The Numbers Game: Baseball’s Lifelong Fascination with Statistics is a straightforward history class on baseball statistics. Thank you, Alan Schwarz. It was better written than Moneyball, but obviously didn’t have nearly as much impact. I appreciated the history lessons going back to the first box scores. The chapter on Mike Gimbel was a particularly interesting tale which cast a dark shadow on any stat oriented outsider trying to get into baseball. Whether you are trying to get in baseball or not, it revealed George Lindsay’s useful unsung odds table of  “the average total runs scored after each of the 24 possible situations” – of runners on base and a particular number of outs. Most of its history centered around lonely but unshakably determined men using statistics to bring to us insight and the richer stories baseball statistics can tell – and games we can play. It brings us right up to the powerfully technical world of mlb.com.

 

Then a year ago came Fantasyland. Obviously, it is about Fantasy Baseball – more specifically it traces the history of Rotisserie baseball (some of which was covered in The Numbers Game) and the author Sam Walker’s rookie season as a member of Ron Shandler’s Tout Wars League – the country’s most observed Rotisserie league of famous fantasy league experts. I devout my life (to the detriment of my family) to my Scoresheet Leagues, but I thought there are few subjects more boring than someone else’s fantasy league.

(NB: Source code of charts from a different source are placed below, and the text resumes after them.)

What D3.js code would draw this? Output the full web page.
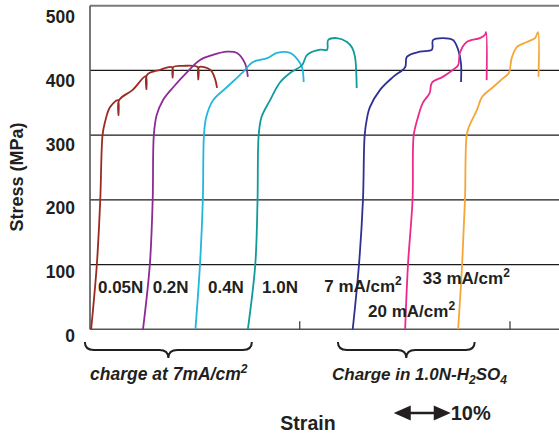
<!DOCTYPE html>
<html lang="en">
<head>
<meta charset="utf-8">
<title>Stress-strain</title>
<script src="https://d3js.org/d3.v7.min.js"></script>
<style>
  body { margin: 0; background: #fff; }
  svg { display: block; font-family: "Liberation Sans", Arial, sans-serif; }
</style>
</head>
<body>
<div id="chart"></div>
<script>
// strain (%) , stress (MPa)
var c005N = [[0.2,0],[1.2,100],[1.8,200],[2.2,300],[2.6,319],[3.5,343],[4.9,354],[5.0,331],[5.1,354],
  [7.5,370],[9.8,391],[9.9,371],[10.0,393],[12.3,401],[14.4,405],[14.5,389],[14.6,405],[16.3,407],
  [18.9,405],[19.0,386],[19.1,405],[21.1,401],[21.9,388],[22.3,373]];
var c02N = [[9.3,0],[10.5,100],[11.0,200],[11.2,300],[11.7,331],[12.8,354],[14.6,374],[17.0,397],
  [19.3,416],[21.6,424],[24.0,429],[25.8,427],[27.2,411],[27.7,390]];
var c04N = [[18.5,0],[19.3,100],[19.8,200],[20.0,300],[20.4,328],[21.6,354],[24.0,374],[26.8,397],
  [28.6,413],[31.1,419],[32.8,427],[35.1,427],[36.5,416],[37.2,405],[37.5,382]];
var c10N = [[27.7,0],[29.0,100],[29.4,200],[29.6,300],[30.1,328],[31.6,354],[33.3,381],[35.1,396],
  [37.2,408],[38.1,424],[40.4,432],[41.6,432],[41.8,447],[43.3,450],[45.1,444],[46.0,435],[46.5,421],[46.8,373]];
var c7mA = [[46.1,0],[47.2,100],[47.9,200],[48.2,300],[48.6,326],[49.1,343],[50.9,370],[53.2,390],
  [55.3,405],[55.6,421],[57.9,429],[60.0,432],[60.2,447],[61.9,450],[63.7,447],[64.6,432],[65.1,411],[65.1,382]];
var c20mA = [[55.3,0],[55.8,100],[56.6,200],[56.8,300],[57.4,323],[58.4,350],[59.6,365],[60.0,381],
  [61.9,390],[63.7,401],[64.6,408],[64.9,427],[66.1,444],[68.4,450],[69.3,455],[69.5,459],[69.6,385]];
var c33mA = [[64.6,0],[65.3,100],[65.8,200],[66.1,300],[66.5,313],[67.9,339],[68.8,359],[70.7,374],
  [72.5,388],[73.5,396],[74.0,419],[74.9,436],[76.7,444],[78.1,450],[78.6,459],[78.7,390]];

var stressTicks = [0, 100, 200, 300, 400, 500];
var strainTicks = [36.8, 73.7];

var series = [
  { data: c005N, color: "#9a2b22" },
  { data: c02N,  color: "#8e2a98" },
  { data: c04N,  color: "#22b7df" },
  { data: c10N,  color: "#109a9c" },
  { data: c7mA,  color: "#2e3192" },
  { data: c20mA, color: "#ec2a8c" },
  { data: c33mA, color: "#f4a636" }
];

// labels: text, superscript, strain, stress
var labels = [
  ["0.05N", "", 1.4, 56], ["0.2N", "", 11.0, 56], ["0.4N", "", 20.7, 56], ["1.0N", "", 30.2, 56],
  ["7 mA/cm", "2", 41.1, 58], ["33 mA/cm", "2", 58.4, 70], ["20 mA/cm", "2", 48.8, 19]
];

var W = 559, H = 434;
var svg = d3.select("#chart").append("svg").attr("width", W).attr("height", H);

var x = d3.scaleLinear().domain([0, 82.3]).range([90, 559]);
var y = d3.scaleLinear().domain([0, 500]).range([329.3, 5.7]);
var yLab = d3.scaleLinear().domain([0, 500]).range([342, 23]);

// grid lines
svg.append("g").selectAll("line").data([100, 200, 300, 400]).enter().append("line")
  .attr("x1", 90).attr("x2", W).attr("y1", d => y(d)).attr("y2", d => y(d))
  .attr("stroke", "#1a1a1a").attr("stroke-width", 1.3);

// frame: top, left, bottom
svg.append("line").attr("x1", 90).attr("x2", W).attr("y1", y(500)).attr("y2", y(500))
  .attr("stroke", "#7a7a7a").attr("stroke-width", 2);
svg.append("line").attr("x1", 90).attr("x2", 90).attr("y1", y(500)).attr("y2", y(0))
  .attr("stroke", "#555").attr("stroke-width", 1.6);
svg.append("line").attr("x1", 90).attr("x2", W).attr("y1", y(0)).attr("y2", y(0))
  .attr("stroke", "#555").attr("stroke-width", 1.6);

svg.append("g").selectAll("line").data(strainTicks).enter().append("line")
  .attr("x1", d => x(d)).attr("x2", d => x(d)).attr("y1", y(0)).attr("y2", y(0) - 8)
  .attr("stroke", "#444").attr("stroke-width", 1.3);

// y tick labels
svg.append("g").selectAll("text").data(stressTicks).enter().append("text")
  .attr("x", 75).attr("y", d => yLab(d)).attr("text-anchor", "end")
  .attr("font-size", 17.5).attr("font-weight", "bold").attr("fill", "#231f20")
  .text(d => d);

svg.append("text").attr("transform", "translate(23,177) rotate(-90)")
  .attr("text-anchor", "middle").attr("font-size", 18).attr("font-weight", "bold")
  .attr("fill", "#231f20").text("Stress (MPa)");

// curves
var line = d3.line().x(d => x(d[0])).y(d => y(d[1])).curve(d3.curveCatmullRom.alpha(0.5));
svg.append("g").selectAll("path").data(series).enter().append("path")
  .attr("d", d => line(d.data)).attr("fill", "none")
  .attr("stroke", d => d.color).attr("stroke-width", 1.8).attr("stroke-linejoin", "round");

// curve labels
var lab = svg.append("g").selectAll("text").data(labels).enter().append("text")
  .attr("x", d => x(d[2])).attr("y", d => y(d[3]))
  .attr("font-size", 17).attr("font-weight", "bold").attr("fill", "#231f20");
lab.append("tspan").text(d => d[0]);
lab.append("tspan").attr("dy", -7).attr("font-size", 12).text(d => d[1]);

// braces
function brace(x1, x2, y0) {
  var mid = (x1 + x2) / 2, r = 9, y1 = y0 + 8, y2 = y0 + 16;
  return "M" + x1 + "," + y0 + " Q" + x1 + "," + y1 + " " + (x1 + r) + "," + y1 +
    " L" + (mid - r) + "," + y1 + " Q" + mid + "," + y1 + " " + mid + "," + y2 +
    " Q" + mid + "," + y1 + " " + (mid + r) + "," + y1 +
    " L" + (x2 - r) + "," + y1 + " Q" + x2 + "," + y1 + " " + x2 + "," + y0;
}
svg.append("path").attr("d", brace(x(-0.9), x(28.4), 342))
  .attr("fill", "none").attr("stroke", "#231f20").attr("stroke-width", 2);
svg.append("path").attr("d", brace(x(43.5), x(67.5), 342))
  .attr("fill", "none").attr("stroke", "#231f20").attr("stroke-width", 2);

var t1 = svg.append("text").attr("x", 90).attr("y", 380)
  .attr("font-size", 17.5).attr("font-weight", "bold").attr("font-style", "italic").attr("fill", "#231f20");
t1.append("tspan").text("charge at 7mA/cm");
t1.append("tspan").attr("dy", -7).attr("font-size", 12).text("2");

var t2 = svg.append("text").attr("x", 332).attr("y", 380)
  .attr("font-size", 17).attr("font-weight", "bold").attr("font-style", "italic").attr("fill", "#231f20");
t2.append("tspan").text("Charge in 1.0N-H");
t2.append("tspan").attr("dy", 4).attr("font-size", 12).text("2");
t2.append("tspan").attr("dy", -4).text("SO");
t2.append("tspan").attr("dy", 4).attr("font-size", 12).text("4");

svg.append("text").attr("x", 308).attr("y", 430).attr("text-anchor", "middle")
  .attr("font-size", 19.5).attr("font-weight", "bold").attr("fill", "#231f20").text("Strain");

// 10% scale arrow
var ax1 = x(53.3), ax2 = x(63.3), ay = 413;
svg.append("line").attr("x1", ax1 + 10).attr("x2", ax2 - 10).attr("y1", ay).attr("y2", ay)
  .attr("stroke", "#231f20").attr("stroke-width", 2.5);
svg.append("path").attr("d", "M" + ax1 + "," + ay + " L" + (ax1 + 17) + "," + (ay - 7.5) + " L" + (ax1 + 17) + "," + (ay + 7.5) + "Z")
  .attr("fill", "#231f20");
svg.append("path").attr("d", "M" + ax2 + "," + ay + " L" + (ax2 - 17) + "," + (ay - 7.5) + " L" + (ax2 - 17) + "," + (ay + 7.5) + "Z")
  .attr("fill", "#231f20");
svg.append("text").attr("x", ax2).attr("y", 420)
  .attr("font-size", 20).attr("font-weight", "bold").attr("fill", "#231f20").text("10%");
</script>
</body>
</html>
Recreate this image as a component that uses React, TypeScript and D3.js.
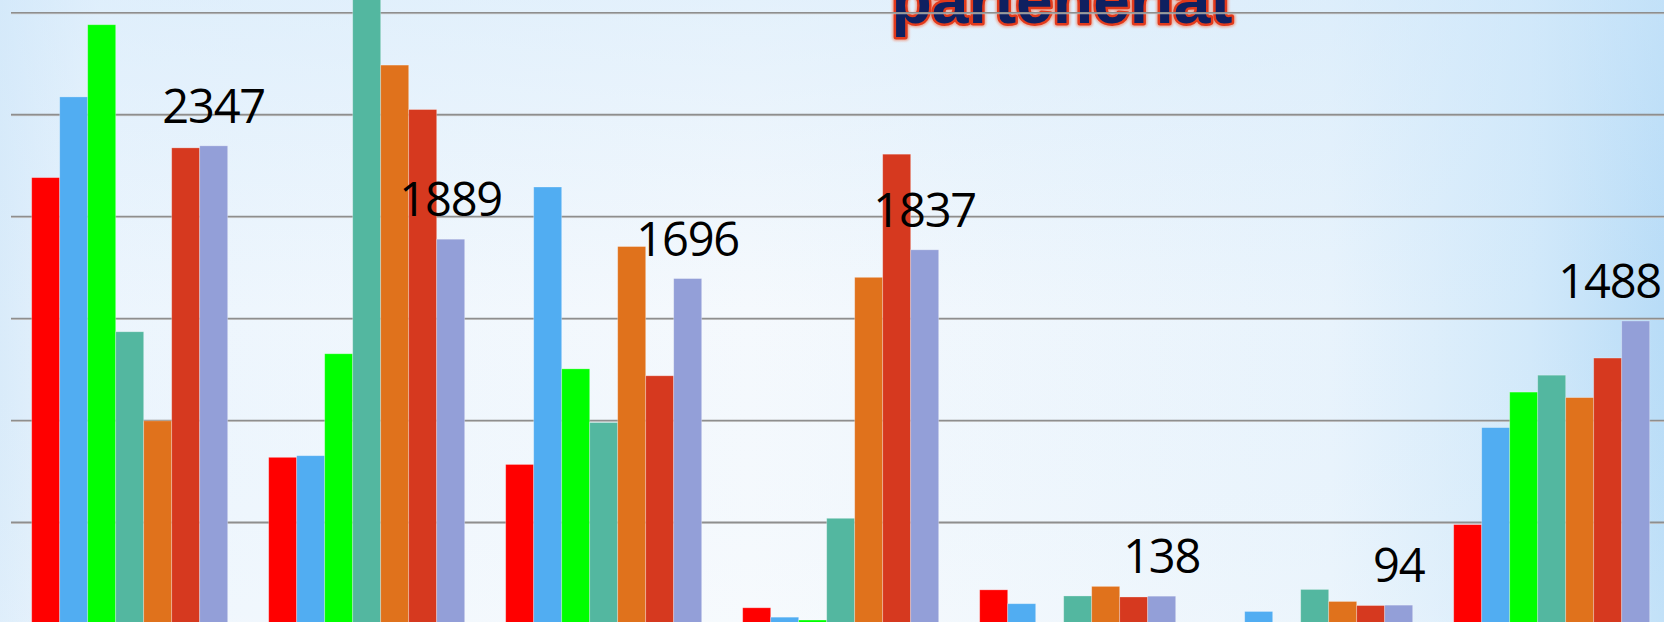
import React from "react";
import * as d3 from "d3";

const categories = ["C1", "C2", "C3", "C4", "C5", "C6", "C7"];
const seriesNames = ["S1", "S2", "S3", "S4", "S5", "S6", "S7"];
const seriesColors = ["#ff0000", "#51adf2", "#00ff00", "#53b7a0", "#e0721c", "#d6391f", "#939fd8"];

const s1 = [2191, 819, 784, 81, 169, 0, 489];
const s2 = [2587, 827, 2145, 35, 101, 63, 965];
const s3 = [2941, 1327, 1253, 21, 0, 0, 1139];
const s4 = [1435, 3150, 990, 520, 139, 171, 1222];
const s5 = [998, 2743, 1853, 1702, 186, 112, 1112];
const s6 = [2337, 2525, 1219, 2306, 134, 92, 1306];
const s7 = [2347, 1889, 1696, 1837, 138, 94, 1488];
const seriesValues = [s1, s2, s3, s4, s5, s6, s7];
const labelSeriesIndex = 6;
const yTicks = [0, 500, 1000, 1500, 2000, 2500, 3000];
const titleText = "parteneriat";

const W = 1664;
const H = 622;

export default function App() {
  const x0 = d3.scaleBand<string>().domain(categories).range([11.2, 1670.2]).paddingInner(0.173).paddingOuter(0.0865);
  const x1 = d3.scaleBand<string>().domain(seriesNames).range([0, x0.bandwidth()]).padding(0);
  const y = d3.scaleLinear().domain([0, 3000]).range([624.3, 12.7]);

  const labelFont = "'Open Sans', 'Liberation Sans', sans-serif";
  const labelSize = 47;
  const digitW = 25;

  return (
    <div style={{ position: "fixed", left: 0, top: 0, width: W, height: H, overflow: "hidden" }}>
      <svg width={W} height={H} style={{ display: "block" }}>
        <defs>
          <linearGradient id="bgH" x1="0" y1="0" x2="1" y2="0">
            <stop offset="0%" stopColor="#d9ebfa" />
            <stop offset="6%" stopColor="#ecf5fd" />
            <stop offset="45%" stopColor="#f5f9fd" />
            <stop offset="80%" stopColor="#e8f3fc" />
            <stop offset="92%" stopColor="#d2e9fa" />
            <stop offset="100%" stopColor="#b8dcf7" />
          </linearGradient>
          <linearGradient id="bgV" x1="0" y1="0" x2="0" y2="1">
            <stop offset="0%" stopColor="#cfe7fa" stopOpacity="0.45" />
            <stop offset="50%" stopColor="#cfe7fa" stopOpacity="0" />
            <stop offset="100%" stopColor="#ffffff" stopOpacity="0.15" />
          </linearGradient>
          <filter id="glow" x="-10%" y="-50%" width="120%" height="200%">
            <feGaussianBlur stdDeviation="1.2" />
          </filter>
        </defs>
        <rect x={0} y={0} width={W} height={H} fill="url(#bgH)" />
        <rect x={0} y={0} width={W} height={H} fill="url(#bgV)" />

        {/* title (cut off at the top edge, as in the reference) */}
        <g fontFamily="'Liberation Sans', Arial, sans-serif" fontWeight="bold" fontSize={66} textAnchor="middle">
          <text x={1062} y={22.5} fill="#f08060" stroke="#f08060" strokeWidth={8} strokeLinejoin="round" filter="url(#glow)" opacity={0.6}>
            {titleText}
          </text>
          <text x={1062} y={22.5} fill="#0f2060" stroke="#e23a1c" strokeWidth={5} strokeLinejoin="round" style={{ paintOrder: "stroke" }}>
            {titleText}
          </text>
        </g>

        {/* gridlines */}
        <g>
          {yTicks.map((t) => (
            <g key={t}>
              <line x1={11} x2={W} y1={y(t) + 1} y2={y(t) + 1} stroke="#c8c8c8" strokeWidth={1} />
              <line x1={11} x2={W} y1={y(t)} y2={y(t)} stroke="#8e8e8e" strokeWidth={1.6} />
            </g>
          ))}
        </g>

        {/* bars */}
        <g>
          {categories.map((c, ci) => (
            <g key={c} transform={`translate(${x0(c)},0)`}>
              {seriesNames.map((s, si) => {
                const v = seriesValues[si][ci];
                if (v <= 0) return null;
                return (
                  <rect
                    key={s}
                    x={x1(s)}
                    y={y(v)}
                    width={x1.bandwidth()}
                    height={y(0) - y(v)}
                    fill={seriesColors[si]}
                    stroke="rgba(255,255,255,0.35)"
                    strokeWidth={0.8}
                  />
                );
              })}
            </g>
          ))}
        </g>

        {/* data labels */}
        <g fontFamily={labelFont} fontSize={labelSize} fill="#000" letterSpacing={-1.2}>
          {categories.map((c, ci) => {
            const v = seriesValues[labelSeriesIndex][ci];
            const cx = (x0(c) as number) + (x1(seriesNames[labelSeriesIndex]) as number) + x1.bandwidth() / 2;
            const txt = String(v);
            const half = (txt.length * digitW) / 2;
            const overflow = cx + half > W - 3;
            return (
              <text
                key={c}
                x={overflow ? W - 3 : cx}
                y={y(v) - 23}
                textAnchor={overflow ? "end" : "middle"}
              >
                {txt}
              </text>
            );
          })}
        </g>
      </svg>
    </div>
  );
}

Well, not if you hear how Sam Walker pursued it. No angle was too extreme. This was an hilarious romp. If Walker is an expert at anything, it is his comic timing.

 

Between the outrageous scouting escapades, strategy meetings with his staff of two, and the actual draft and trade negotiations, much of the book is devoted to the personalities and contrasting styles of the different Trout managers. Some of those managers (Ron Shandler, Lawr Michaels, and Trace Wood) are playing with the Barton brothers in AL Fanalytical. Others play Scoresheet in the BP Kings League (Jeff Erickson, Joe Sheehan, and Walker himself). Many other real life characters make memorable appearances: John Benson, Billy Beane, various major leaguers. Walker brings to life Shandler’s brief pathetic encounter with Bill James before Shandler was famous. Despite it’s extreme brevity, it was incredibly insightful. Walker also gives us his take on the Mike Gimbel story.

 

Just to give you a taste, I’ll relay once incident when Walker buys a radar gun and brings it to Spring Training. Although, he doesn’t even know how to use it at first, he discovers it attracts scouts and the star of Ken Burns’ famous documentary on baseball:

 

Between innings, as I’m standing in the aisle behind home plate, there’s a tap on my shoulder. It’s former Negro Leagues star Buck O’Neil, who’s still sharp and spry at ninety-two. He’s seen my radar gun and come down to ask me what the reading was on Brian Anderson’s changeup. I tell him. We laugh.

 

Soon O’Neil and I are sharing a bag of peanuts. He’s telling me what it sounded like when the great Josh Gibson hit a home run. Not the roar of the crowd, but the mighty howl of his bat. “Never heard that sound since,” he says.

 

Note to self: if I ever go to a spring training game, bring a radar gun.

 

This year, if anyone wants a serious book for a statistical minded baseball fan, this book looks like the one to get: http://www.insidethebook.com/ (The Book: Playing the Percentages in Baseball by Tom Tango, Mitchel Lichtman, and Andrew Dolphin). I haven’t read it, yet, but hopefully by this time next year I’ll have a review of it in scoresheetwiz.